By Daniel Hunter

The number of sports clubs and facilities entering formal insolvency procedures has fallen 33% in the year since the 2012 Olympic summer, from 123 in 2011-12 to 82 in 2012-13, according to research by R3, the insolvency trade body.

The drop in the number of failing sporting companies coincides with a remarkable year of sporting success for British athletes and teams that included London hosting the Olympics from 27 July 2012.

By comparison, the total number of UK corporate insolvencies fell just 12% over a similar period.

"Regular British sporting success, as well as the feel-good glow of the Olympics, may well have encouraged both children and adults to try new sports, join local teams, or keep on going with their gym membership. Extra interest — and income — will always be a welcome boost for sports clubs and facilities throughout the country," R3 president Liz Bingham said.

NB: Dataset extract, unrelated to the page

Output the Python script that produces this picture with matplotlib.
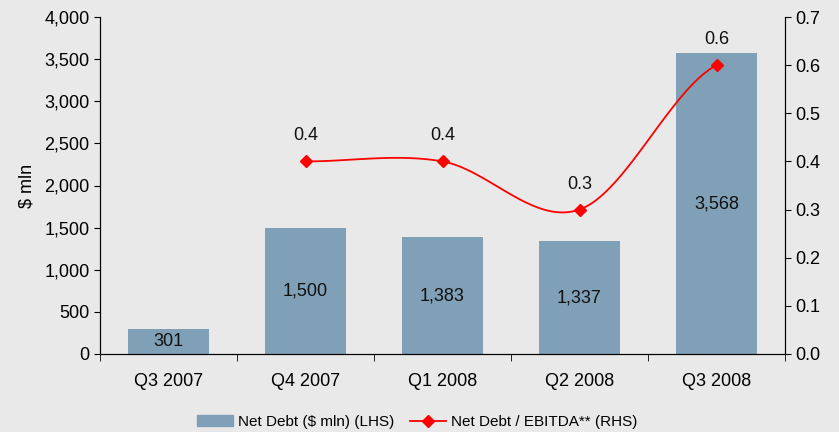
import numpy as np
import matplotlib
matplotlib.use("Agg")
from matplotlib import pyplot as plt
from matplotlib.lines import Line2D
from matplotlib.patches import Patch

plt.rcParams['font.family'] = ['Liberation Sans', 'DejaVu Sans']

categories = ["Q3 2007", "Q4 2007", "Q1 2008", "Q2 2008", "Q3 2008"]
net_debt = [301, 1500, 1383, 1337, 3568]
debt_labels = ["301", "1,500", "1,383", "1,337", "3,568"]
ratio_x = [1, 2, 3, 4]
ratio = [0.4, 0.4, 0.3, 0.6]

bg = "#e9e9e9"
bar_col = "#7fa0b6"
fs = 13


def smooth(xs, ys, n=40):
    # excel-ish smoothed line (catmull-rom)
    xs = np.asarray(xs, float)
    ys = np.asarray(ys, float)
    px = np.concatenate([[2 * xs[0] - xs[1]], xs, [2 * xs[-1] - xs[-2]]])
    py = np.concatenate([[ys[0]], ys, [ys[-1]]])
    ox, oy = [], []
    for i in range(1, len(px) - 2):
        t = np.linspace(0, 1, n)
        for p, out in ((px, ox), (py, oy)):
            p0, p1, p2, p3 = p[i - 1], p[i], p[i + 1], p[i + 2]
            c1 = p1 + (p2 - p0) / 6
            c2 = p2 - (p3 - p1) / 6
            out.extend((1 - t) ** 3 * p1 + 3 * (1 - t) ** 2 * t * c1
                       + 3 * (1 - t) * t ** 2 * c2 + t ** 3 * p2)
    return ox, oy


fig = plt.figure(figsize=(8.39, 4.32), dpi=100)
fig.patch.set_facecolor(bg)
ax = fig.add_axes([100 / 839, 1 - 354 / 432, 685 / 839, 337 / 432])
ax.set_facecolor(bg)

x = np.arange(len(categories))
ax.bar(x, net_debt, width=0.59, color=bar_col, zorder=2)
for xi, v, lab in zip(x, net_debt, debt_labels):
    ax.text(xi, v / 2, lab, ha="center", va="center", fontsize=fs, color="#111111", zorder=4)

ax.set_xlim(-0.5, 4.5)
ax.set_ylim(0, 4000)
ax.set_yticks(np.arange(0, 4001, 500))
ax.set_yticklabels([f"{v:,}" for v in range(0, 4001, 500)])
ax.set_xticks(x)
ax.set_xticklabels(categories)
ax.set_xticks(np.arange(-0.5, 4.6, 1), minor=True)
ax.tick_params(axis="x", which="major", length=0, pad=14, labelsize=fs)
ax.tick_params(axis="x", which="minor", length=5, direction="out")
ax.tick_params(axis="y", labelsize=fs, length=4)
ax.set_ylabel("$ mln", fontsize=fs, labelpad=6)
ax.spines["top"].set_visible(False)

ax2 = ax.twinx()
sx, sy = smooth(ratio_x, ratio)
ax2.plot(sx, sy, color="#ff0000", lw=1.3, zorder=3)
ax2.plot(ratio_x, ratio, ls="none", marker="D", ms=6, color="#ff0000", zorder=3)
for xi, v in zip(ratio_x, ratio):
    ax2.text(xi, v + 0.053, f"{v:.1f}", ha="center", va="center", fontsize=fs, color="#111111")
ax2.set_ylim(0, 0.7)
ax2.set_yticks(np.arange(0, 0.71, 0.1))
ax2.set_yticklabels([f"{v:.1f}" for v in np.arange(0, 0.71, 0.1)])
ax2.tick_params(axis="y", labelsize=fs, length=4)
ax2.spines["top"].set_visible(False)
ax2.set_facecolor("none")

handles = [Patch(color=bar_col),
           Line2D([], [], color="#ff0000", lw=1.3, marker="D", ms=6)]
fig.legend(handles, ["Net Debt ($ mln) (LHS)", "Net Debt / EBITDA** (RHS)"],
           loc="center", bbox_to_anchor=(417 / 839, 1 - 422 / 432), ncol=2,
           frameon=False, fontsize=11, handlelength=2.4, handleheight=0.75,
           columnspacing=1.0, handletextpad=0.3)

fig.savefig("out.png", dpi=100, facecolor=bg)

"The 'legacy' of London 2012 has attracted a lot of attention. It would certainly be a positive Olympic legacy if any burst of grassroots interest in sport were to be sustained and translated into financially healthier sports clubs and facilities."

The research, compiled by R3 using Bureau van Dijk's 'Fame' database of company information, also shows that sports-related insolvencies are now 42% lower than they were five years ago when the UK entered recession.

R3 adds that despite the fall in sporting corporate failures, many sports clubs and facilities are still financially hard-pushed.

"Since the recession, many people will have cut back on discretionary spending like club memberships or trips to the gym. Sports facilities, gyms, and clubs are also vulnerable to seasonal changes in weather or lengthy gaps between playing seasons, which can make cash flow tricky to manage. Expensive space requirements, high insurance costs, and finance requirements for new equipment quickly add up too," Liz Bingham explained.

"On top of this, early periods of economic recovery, as we are experiencing now, can be dangerous for businesses on the edge. Corporate insolvencies have historically increased in this situation. Businesses that cut back on investment to survive the recession may find they are unable to cope with the stresses of expansion and increased demand that economic recovery brings.

"In this context, any boost that clubs have received from the Olympics is particularly welcome."

Corporate failures uncovered by the research include those of multiple Football League and Premier League clubs, local football clubs, golf clubs, snooker halls, local stables, motor-racing clubs, tennis clubs, and gyms.